La prima serata si è aperta con un brano dalle caratteristiche quasi sinfoniche, il Concerto per pianoforte e orchestra n.25 in do maggiore K.503, composto nello stesso anno delle Nozze (1786), dove il solista – Paul Lewis, oggi lanciatissimo, impeccabile nel suo aplomb di stampo viennese – assume un ruolo paritetico rispetto agli altri strumentisti. Un’esecuzione capace di esaltare la brillante scorrevolezza delle sonorità mozartiane attraverso un fraseggio orchestrale elastico, valorizzato da un’incessante varietà dinamica, in grado di rendere con totale naturalezza il contrasto fra l’imponenza quasi giocosa del primo movimento e gli affondi malinconici dell’andante, fino al clima ironicamente più convenzionale dell’allegretto conclusivo. Successo replicato, nella serata di domenica, dal Concerto per violino e orchestra n.5 in la maggiore K.219, scritto in anni – siamo nel 1775 – in cui furoreggiavano le “turcherie”. Ottima interprete, la trentunenne norvegese Vilde Frang, non nuova a collaborazioni con Haitink e altri grandi del podio: musicalissima e senza mai indulgere a un virtuosismo di maniera, ha puntato soprattutto sul nitore del suono e l’eleganza del fraseggio. La Jupiter conclusiva (la Quarantunesima in do maggiore K.551, del 1788, è l’ultima sinfonia scritta da Mozart), con il quarto movimento in cui i piani sonori sono stati sbalzati con esemplare plasticità dall’orchestra, ha siglato il festival bolognese, risvegliando nel pubblico la memoria di tante indimenticabili serate con Abbado.
Che Schubert fosse un autore d’elezione per Haitink lo si sapeva: più difficile prevedere gli esiti stupefacenti di un’opera della maturità come La grande (Nona sinfonia in do maggiore D 944, che il compositore terminò di scrivere a trentun anni, nel 1828, pochi mesi prima di morire), tanto più che questa volta Haitink non era a capo delle rodatissime compagini con cui è solito esibirsi, ma di cinquantasei giovani strumentisti che da tempo non suonavano insieme. Le impercettibili sbavature non hanno tolto nulla a un’esecuzione asciutta e senza incrostazioni retoriche: un caleidoscopio dinamico, sempre in perfetto equilibrio fra quel nitore formale, che caratterizza gli inizi dell’ottocento, e la novità di un materiale tematico d’incantevole cantabilità, dove confluisce lo struggente e fascinoso respiro della natura, filtrato da un’indicibile tenerezza e trepidazione. Una meraviglia destinata a ripetersi, durante il concerto di domenica, nei due soli movimenti dell’Incompiuta, rimasti fermi al 1822 e, col senno di poi, verrebbe da dire, per l’impossibilità di Schubert a mantenere altezze altrettanto vertiginose.

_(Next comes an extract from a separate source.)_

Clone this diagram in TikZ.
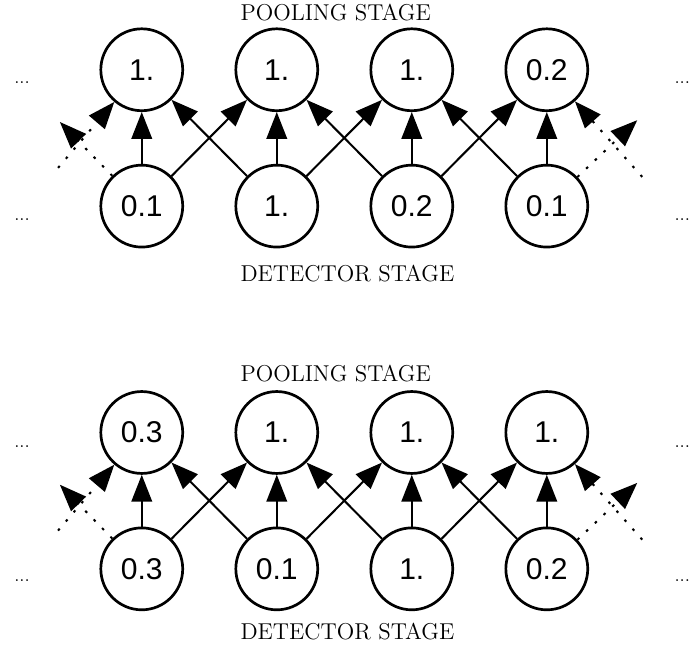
\documentclass[tikz,border=0pt]{standalone}
\usepackage{fontspec}
\setsansfont{Liberation Sans}
\usetikzlibrary{arrows.meta}

\tikzset{
  unit/.style={draw, circle, line width=1.7pt, minimum size=1.82cm, inner sep=0pt,
    font=\sffamily\fontsize{19}{21}\selectfont},
  link/.style={line width=1.3pt, -{Triangle[length=17pt,width=13pt]}},
  ghost/.style={link, dash pattern=on 1.6pt off 6pt},
  stage/.style={font=\fontsize{14.5}{16}\selectfont},
  more/.style={font=\fontsize{12}{14}\selectfont}
}

\begin{document}
\begin{tikzpicture}
  \useasboundingbox (0,0) rectangle (15.51,-14.31);

  % first panel
  \node[stage] (pool1) at (7.46,-0.27) {POOLING STAGE};
  \node[stage] (det1) at (7.72,-6.07) {DETECTOR STAGE};
  \foreach \i/\v in {1/1.,2/1.,3/1.,4/0.2}
    \node[unit] (pa\i) at (3*\i+0.15,-1.55) {\v};
  \foreach \i/\v in {1/0.1,2/1.,3/0.2,4/0.1}
    \node[unit] (da\i) at (3*\i+0.15,-4.58) {\v};
  \foreach \i in {1,...,4}
    \draw[link] (da\i) -- (pa\i);
  \foreach \i/\j in {1/2,2/3,3/4} {
    \draw[link] (da\i) -- (pa\j);
    \draw[link] (da\j) -- (pa\i);
  }
  \coordinate (oa1) at (1.33,-2.71);
  \coordinate (ia1) at (1.29,-3.73);
  \coordinate (oa4) at (14.16,-2.67);
  \coordinate (ia4) at (14.27,-3.93);
  \draw[ghost] (da1) -- (oa1);
  \draw[ghost] (ia1) -- (pa1);
  \draw[ghost] (da4) -- (oa4);
  \draw[ghost] (ia4) -- (pa4);
  \node[more] (ml1) at (0.49,-1.84) {...};
  \node[more] (ml2) at (0.49,-4.87) {...};
  \node[more] (mr1) at (15.16,-1.84) {...};
  \node[more] (mr2) at (15.16,-4.87) {...};

  % second panel
  \begin{scope}[yshift=-8.06cm]
    \node[stage] (pool2) at (7.46,-0.23) {POOLING STAGE};
    \node[stage] (det2) at (7.72,-5.98) {DETECTOR STAGE};
    \foreach \i/\v in {1/0.3,2/1.,3/1.,4/1.}
      \node[unit] (pb\i) at (3*\i+0.15,-1.55) {\v};
    \foreach \i/\v in {1/0.3,2/0.1,3/1.,4/0.2}
      \node[unit] (db\i) at (3*\i+0.15,-4.58) {\v};
    \foreach \i in {1,...,4}
      \draw[link] (db\i) -- (pb\i);
    \foreach \i/\j in {1/2,2/3,3/4} {
      \draw[link] (db\i) -- (pb\j);
      \draw[link] (db\j) -- (pb\i);
    }
    \coordinate (ob1) at (1.33,-2.71);
    \coordinate (ib1) at (1.29,-3.73);
    \coordinate (ob4) at (14.16,-2.67);
    \coordinate (ib4) at (14.27,-3.93);
    \draw[ghost] (db1) -- (ob1);
    \draw[ghost] (ib1) -- (pb1);
    \draw[ghost] (db4) -- (ob4);
    \draw[ghost] (ib4) -- (pb4);
    \node[more] (nl1) at (0.49,-1.87) {...};
    \node[more] (nl2) at (0.49,-4.85) {...};
    \node[more] (nr1) at (15.16,-1.87) {...};
    \node[more] (nr2) at (15.16,-4.85) {...};
  \end{scope}
\end{tikzpicture}
\end{document}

Sempre rivolto verso Haitink lo sguardo dei giovani esecutori (fra l’altro, in autentica apprensione per due scivoloni dal podio un po’ troppo alto, ma trasformati con galanteria dall’anziano maestro in un bacio affettuoso al primo violino Lorenza Borrani): in segno di gratitudine per quella capacità di imbrigliare con garbo e naturalezza ogni irruenza sul piano formale, lasciando però intatta tutta la travolgente energia che scaturiva dagli orchestrali. Un’esecuzione che ha galvanizzato il pubblico: speriamo solo che l’attività della Mozart continui ancora, magari sotto l’occhio vigile di questo signore di appena ottantanove anni.